ERIC Number: ED233029
Record Type: RIE
Publication Date: 1983
Reference Count: 0
Ethnography and Education: An Outsider's View of Ethnography and Educational Evaluation.
Johnston, J. Howard
The relevance of ethnographic research to evaluation of educational programs is discussed. The author focuses on evaluation questions that deal with finding out what is happening in a program and if what is happening is desirable. Ethnography suits the purposes of evaluators who answer such questions because they want to know how something works under the worst of conditions. Issues related to the validity and reliability of measurements used in evaluation illustrate this point. The internal validity of a study can be threatened by history, maturation, instrumentation, selection, mortality, and reactive arrangements--all part of the life of the school. To conduct an evaluation by controlling these variables is to study a version of the school setting that can never be replicated. Educational evaluations must be capable of focusing on the program as it really functions.
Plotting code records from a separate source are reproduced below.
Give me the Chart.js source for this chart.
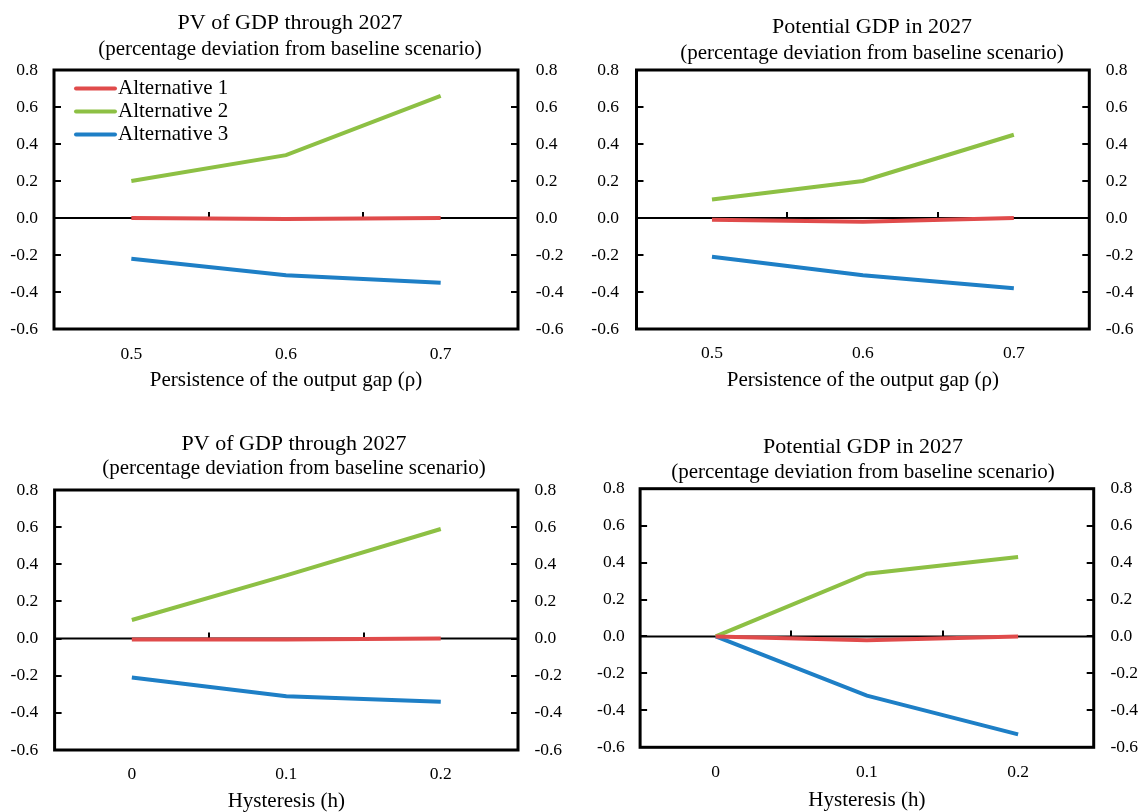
<!DOCTYPE html>
<html>
<head>
<meta charset="utf-8">
<script src="https://cdn.jsdelivr.net/npm/chart.js@4.4.1/dist/chart.umd.min.js"></script>
<style>
  body { margin: 0; background: #fff; overflow: hidden; }
  #wrap { position: relative; width: 1144px; height: 812px; overflow: hidden; }
  canvas { position: absolute; }
</style>
</head>
<body>
<div id="wrap"></div>
<script>
// categories
const persistenceLabels = ['0.5', '0.6', '0.7'];
const hysteresisLabels = ['0', '0.1', '0.2'];
const yTickValues = [-0.6, -0.4, -0.2, 0.0, 0.2, 0.4, 0.6, 0.8];
const seriesNames = ['Alternative 1', 'Alternative 2', 'Alternative 3'];

// PV of GDP through 2027, persistence
const pvPersistAlt1 = [0.00, -0.005, 0.00];
const pvPersistAlt2 = [0.20, 0.34, 0.66];
const pvPersistAlt3 = [-0.22, -0.31, -0.35];
// Potential GDP in 2027, persistence
const potPersistAlt1 = [-0.01, -0.02, 0.00];
const potPersistAlt2 = [0.10, 0.20, 0.45];
const potPersistAlt3 = [-0.21, -0.31, -0.38];
// PV of GDP through 2027, hysteresis
const pvHystAlt1 = [-0.005, -0.005, 0.00];
const pvHystAlt2 = [0.10, 0.34, 0.59];
const pvHystAlt3 = [-0.21, -0.31, -0.34];
// Potential GDP in 2027, hysteresis
const potHystAlt1 = [0.00, -0.02, 0.00];
const potHystAlt2 = [0.00, 0.34, 0.43];
const potHystAlt3 = [0.00, -0.32, -0.53];

const colors = ['#E04B4B', '#8DC044', '#1E7FC6'];
const serif = '"Liberation Serif", "Times New Roman", serif';
const subTitle = '(percentage deviation from baseline scenario)';

// box, zero line and the little tick marks
const framePlugin = {
    id: 'frame',
    beforeDatasetsDraw(chart) {
        const {ctx, chartArea: a, scales: {x, y}} = chart;
        const y0 = y.getPixelForValue(0);
        ctx.save();
        ctx.strokeStyle = '#000';
        ctx.lineWidth = 2;
        ctx.beginPath();
        ctx.moveTo(a.left, y0);
        ctx.lineTo(a.right, y0);
        for (let i = 0; i < x.ticks.length - 1; i++) {
            const xb = Math.round((x.getPixelForTick(i) + x.getPixelForTick(i + 1)) / 2);
            ctx.moveTo(xb, y0);
            ctx.lineTo(xb, y0 - 6);
        }
        y.ticks.forEach(function (t, i) {
            const py = Math.round(y.getPixelForTick(i));
            ctx.moveTo(a.left, py);
            ctx.lineTo(a.left + 7, py);
            ctx.moveTo(a.right - 7, py);
            ctx.lineTo(a.right, py);
        });
        ctx.stroke();
        ctx.lineWidth = 3;
        ctx.strokeRect(a.left, a.top, a.width, a.height);
        ctx.restore();
    }
};

// legend sitting inside the plot, top left
const insideLegend = {
    id: 'insideLegend',
    afterDatasetsDraw(chart, args, opts) {
        if (!opts.show) return;
        const {ctx, chartArea: a} = chart;
        ctx.save();
        ctx.font = '21px ' + serif;
        ctx.textBaseline = 'middle';
        chart.data.datasets.forEach(function (ds, i) {
            const yy = a.top + 18.5 + i * 23;
            ctx.strokeStyle = ds.borderColor;
            ctx.lineWidth = 4;
            ctx.lineCap = 'round';
            ctx.beginPath();
            ctx.moveTo(a.left + 22, yy);
            ctx.lineTo(a.left + 61, yy);
            ctx.stroke();
            ctx.fillStyle = '#000';
            ctx.fillText(ds.label, a.left + 64, yy);
        });
        ctx.restore();
    }
};

function makePanel(title, xTitle, labels, alt1, alt2, alt3, lay) {
    const cv = document.createElement('canvas');
    cv.width = lay.w;
    cv.height = lay.h;
    cv.style.left = lay.x + 'px';
    cv.style.top = lay.y + 'px';
    document.getElementById('wrap').appendChild(cv);

    const values = [alt1, alt2, alt3];
    const yTicks = function (pad) {
        return {color: '#000', font: {family: serif, size: 17.5}, padding: pad,
            callback: function (v) { return Number(v).toFixed(1); }};
    };
    const setTicks = function (s) { s.ticks = yTickValues.map(function (v) { return {value: v}; }); };

    new Chart(cv, {
        type: 'line',
        data: {
            labels: labels,
            datasets: values.map(function (v, i) {
                return {
                    label: seriesNames[i],
                    data: v,
                    borderColor: colors[i],
                    backgroundColor: colors[i],
                    borderWidth: 4,
                    pointRadius: 0,
                    tension: 0,
                    yAxisID: 'y'
                };
            })
        },
        options: {
            responsive: false,
            animation: false,
            devicePixelRatio: 1,
            layout: {padding: {left: 0, right: 0, top: 0, bottom: lay.pb}},
            plugins: {
                legend: {display: false},
                tooltip: {enabled: false},
                title: {
                    display: true,
                    text: title,
                    color: '#000',
                    font: {family: serif, size: 22, weight: 'normal', lineHeight: 1},
                    padding: {top: lay.tPt, bottom: 0}
                },
                subtitle: {
                    display: true,
                    text: subTitle,
                    color: '#000',
                    font: {family: serif, size: 21, weight: 'normal', lineHeight: 1},
                    padding: {top: lay.sPt, bottom: lay.sPb}
                },
                insideLegend: {show: !!lay.legend}
            },
            scales: {
                x: {
                    type: 'category',
                    offset: true,
                    grid: {display: false},
                    border: {display: false},
                    ticks: {color: '#000', font: {family: serif, size: 17.5}, padding: lay.xPad, maxRotation: 0, autoSkip: false},
                    title: {display: true, text: xTitle, color: '#000', font: {family: serif, size: 21}, padding: 0},
                    afterFit: function (s) { s.height = lay.xh; }
                },
                y: {
                    position: 'left',
                    min: -0.6,
                    max: 0.8,
                    grid: {display: false},
                    border: {display: false},
                    afterBuildTicks: setTicks,
                    ticks: yTicks(lay.lPad),
                    afterFit: function (s) { s.width = lay.wL; }
                },
                y2: {
                    position: 'right',
                    display: true,
                    min: -0.6,
                    max: 0.8,
                    grid: {display: false},
                    border: {display: false},
                    afterBuildTicks: setTicks,
                    ticks: yTicks(lay.rPad),
                    afterFit: function (s) { s.width = lay.wR; }
                }
            }
        },
        plugins: [framePlugin, insideLegend]
    });
}

makePanel('PV of GDP through 2027', 'Persistence of the output gap (\u03C1)', persistenceLabels,
    pvPersistAlt1, pvPersistAlt2, pvPersistAlt3,
    {x: 0, y: 0, w: 580, h: 406, wL: 54, wR: 62, lPad: 8, rPad: 9.7,
     tPt: 12, sPt: 4.5, sPb: 10.5, xPad: 6.5, xh: 64, pb: 13, legend: true});
makePanel('Potential GDP in 2027', 'Persistence of the output gap (\u03C1)', persistenceLabels,
    potPersistAlt1, potPersistAlt2, potPersistAlt3,
    {x: 586, y: 0, w: 572, h: 406, wL: 50.5, wR: 68.7, lPad: 9.5, rPad: 8.4,
     tPt: 16, sPt: 5, sPb: 6, xPad: 6, xh: 64, pb: 13});
makePanel('PV of GDP through 2027', 'Hysteresis (h)', hysteresisLabels,
    pvHystAlt1, pvHystAlt2, pvHystAlt3,
    {x: 0, y: 400, w: 588, h: 414, wL: 54.6, wR: 70, lPad: 8.3, rPad: 8.4,
     tPt: 33.5, sPt: 2.7, sPb: 10.8, xPad: 5.5, xh: 64, pb: 0});
makePanel('Potential GDP in 2027', 'Hysteresis (h)', hysteresisLabels,
    potHystAlt1, potHystAlt2, potHystAlt3,
    {x: 586, y: 400, w: 554, h: 414, wL: 54.1, wR: 46.3, lPad: 7.3, rPad: 8.7,
     tPt: 36.7, sPt: 3.6, sPb: 5.4, xPad: 6.7, xh: 65.7, pb: 1});
</script>
</body>
</html>
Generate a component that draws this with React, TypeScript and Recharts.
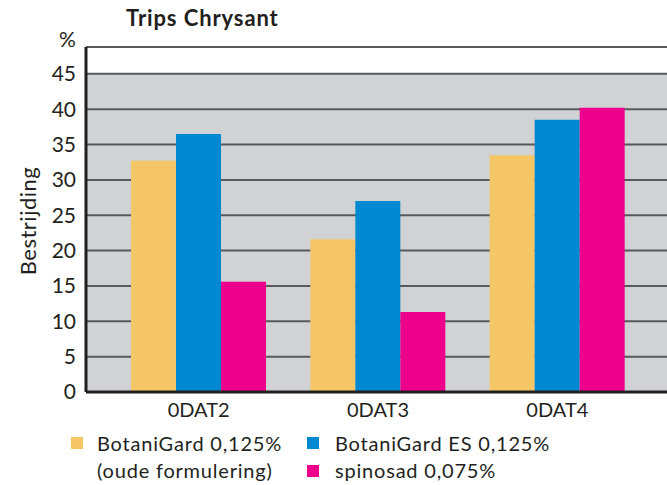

Conventional measures of reliability in evaluations call for inter-subjective agreement. Ethnography, however, focuses on another form of reliability called "confirmability" where there is agreement from a number of information sources that a certain phenomenon has occurred. Finally, the author maintains that the success of an evaluation plan rests on its credibility. Naturalistic inquiry, as structured under ethnography, sustains credibility because of its logic, responsiveness, and involvement of participants. (LC)
Publication Type: Opinion Papers
Education Level: N/A
Authoring Institution: N/A
Identifiers: Observer Effect; Quantitative Research
Note: For related document, see TM 830 366.